RAW DATA:
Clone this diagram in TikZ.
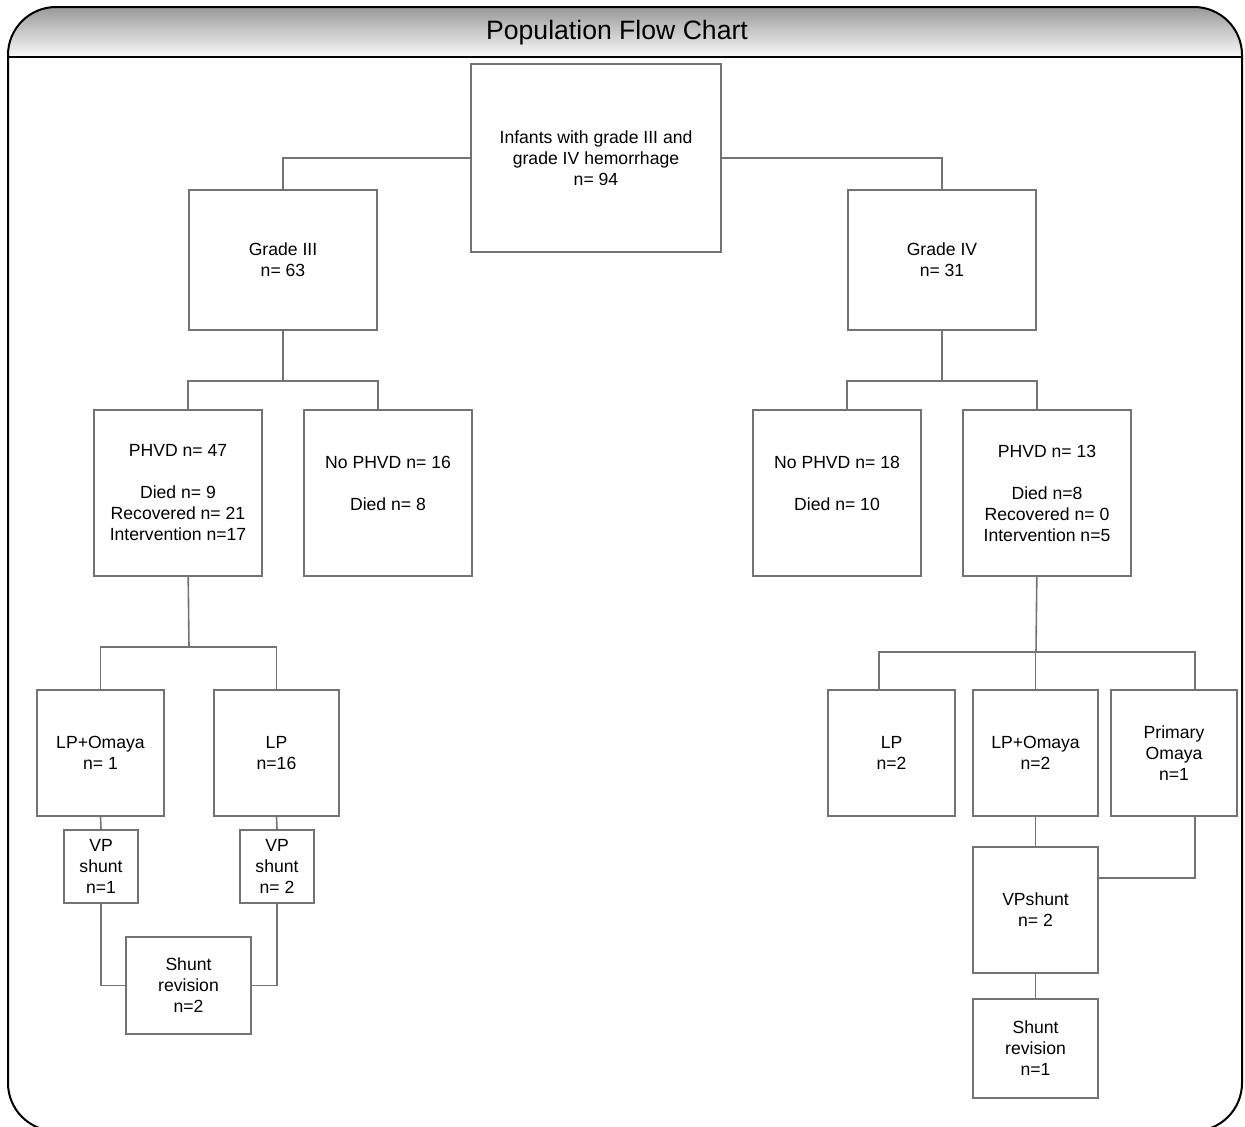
\documentclass[tikz,border=0pt]{standalone}
\usepackage{fontspec}
\setmainfont{Liberation Sans}
\usepackage{xcolor}
\usetikzlibrary{calc}

\begin{document}
\begin{tikzpicture}[x=0.5pt, y=-0.5pt,
  chartbox/.style={draw=black!55, line width=0.8pt, fill=white, align=center, inner sep=0pt,
    font=\fontsize{8.8}{10.5}\selectfont},
  conn/.style={draw=black!55, line width=0.8pt}]
\useasboundingbox (0,0) rectangle (1245,1126);
\clip (0,0) rectangle (1245,1126);
\begin{scope}
  \clip[rounded corners=24pt] (8,7) rectangle (1242,1131);
  \shade[top color=black!40, bottom color=black!2] (8,7) rectangle (1242,57);
\end{scope}
\draw[line width=1pt, rounded corners=24pt] (8,7) rectangle (1242,1131);
\draw[line width=1.2pt] (8,57) -- (1242,57);
\node[font=\fontsize{13.3}{16}\selectfont] (title) at (617,33) {Population Flow Chart};

\node[chartbox, minimum width=125pt, minimum height=94pt] (infants) at (596,158) {Infants with grade III and\\grade IV hemorrhage\\n= 94};
\node[chartbox, minimum width=94pt, minimum height=70pt] (gradeiii) at (283,260) {Grade III\\n= 63};
\node[chartbox, minimum width=94pt, minimum height=70pt] (gradeiv) at (942,260) {Grade IV\\n= 31};

\node[chartbox, minimum width=84pt, minimum height=83pt] (phvdiii) at (178,493) {PHVD n= 47\\[10.5pt]Died n= 9\\Recovered n= 21\\Intervention n=17};
\node[chartbox, minimum width=84pt, minimum height=83pt] (nophvdiii) at (388,493) {No PHVD n= 16\\[10.5pt]Died n= 8\\[-3.5pt]\strut};
\node[chartbox, minimum width=84pt, minimum height=83pt] (nophvdiv) at (837,493) {No PHVD n= 18\\[10.5pt]Died n= 10\\[-3.5pt]\strut};
\node[chartbox, minimum width=84pt, minimum height=83pt] (phvdiv) at (1047,493) {PHVD n= 13\\[10.5pt]Died n=8\\Recovered n= 0\\Intervention n=5};

\node[chartbox, minimum width=63.5pt, minimum height=63pt] (lpomiii) at (100.5,753) {LP+Omaya\\n= 1};
\node[chartbox, minimum width=62.5pt, minimum height=63pt] (lpiii) at (276.5,753) {LP\\n=16};
\node[chartbox, minimum width=37pt, minimum height=36.5pt] (vpiiia) at (101,866.5) {VP\\shunt\\n=1};
\node[chartbox, minimum width=37pt, minimum height=36.5pt] (vpiiib) at (277,866.5) {VP\\shunt\\n= 2};
\node[chartbox, minimum width=62.5pt, minimum height=48.5pt] (reviii) at (188.5,985.5) {Shunt\\revision\\n=2};

\node[chartbox, minimum width=63.5pt, minimum height=63pt] (lpiv) at (891.5,753) {LP\\n=2};
\node[chartbox, minimum width=62.5pt, minimum height=63pt] (lpomiv) at (1035.5,753) {LP+Omaya\\n=2};
\node[chartbox, minimum width=63pt, minimum height=63pt] (primiv) at (1174,753) {Primary\\Omaya\\n=1};
\node[chartbox, minimum width=62.5pt, minimum height=63pt] (vpiv) at (1035.5,910) {VPshunt\\n= 2};
\node[chartbox, minimum width=62.5pt, minimum height=49.5pt] (reviv) at (1035.5,1048.5) {Shunt\\revision\\n=1};

\draw[conn] (infants.west) -| (gradeiii.north);
\draw[conn] (infants.east) -| (gradeiv.north);
\coordinate (busiii) at (283,381);
\coordinate (busiv) at (942,381);
\draw[conn] (gradeiii.south) -- (busiii);
\draw[conn] (phvdiii.north -| gradeiii.south west) |- (busiii) -| (nophvdiii.north -| gradeiii.south east);
\draw[conn] (gradeiv.south) -- (busiv);
\draw[conn] (nophvdiv.north -| gradeiv.south west) |- (busiv) -| (phvdiv.north -| gradeiv.south east);

\coordinate (treatiii) at (189,647);
\coordinate (treativ) at (1036,652);
\draw[conn] (phvdiii.south -| gradeiii.south west) -- (treatiii);
\draw[conn] (lpomiii.north) |- (treatiii) -| (lpiii.north);
\draw[conn] (phvdiv.south -| gradeiv.south east) -- (treativ);
\draw[conn] ([xshift=-6.25pt]lpiv.north) |- (treativ) -| ([xshift=10.5pt]primiv.north);
\draw[conn] (lpomiv.north) -- (lpomiv.north |- treativ);

\draw[conn] (lpomiii.south) -- (vpiiia.north);
\draw[conn] (lpiii.south) -- (vpiiib.north);
\draw[conn] (vpiiia.south) |- (reviii.west);
\draw[conn] (vpiiib.south) |- (reviii.east);
\draw[conn] (lpomiv.south) -- (vpiv.north);
\draw[conn] ([xshift=10.5pt]primiv.south) |- ([yshift=16pt]vpiv.east);
\draw[conn] (vpiv.south) -- (reviv.north);
\end{tikzpicture}
\end{document}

WRITTEN REQUEST:
Your task is to reproduce exactly the lines from the start of the data above through the line containing "(title) at (617,33)", leaving every picture out.

RESULT OF THIS TASK:
Clone this diagram in TikZ.
\documentclass[tikz,border=0pt]{standalone}
\usepackage{fontspec}
\setmainfont{Liberation Sans}
\usepackage{xcolor}
\usetikzlibrary{calc}

\begin{document}
\begin{tikzpicture}[x=0.5pt, y=-0.5pt,
  chartbox/.style={draw=black!55, line width=0.8pt, fill=white, align=center, inner sep=0pt,
    font=\fontsize{8.8}{10.5}\selectfont},
  conn/.style={draw=black!55, line width=0.8pt}]
\useasboundingbox (0,0) rectangle (1245,1126);
\clip (0,0) rectangle (1245,1126);
\begin{scope}
  \clip[rounded corners=24pt] (8,7) rectangle (1242,1131);
  \shade[top color=black!40, bottom color=black!2] (8,7) rectangle (1242,57);
\end{scope}
\draw[line width=1pt, rounded corners=24pt] (8,7) rectangle (1242,1131);
\draw[line width=1.2pt] (8,57) -- (1242,57);
\node[font=\fontsize{13.3}{16}\selectfont] (title) at (617,33) {Population Flow Chart};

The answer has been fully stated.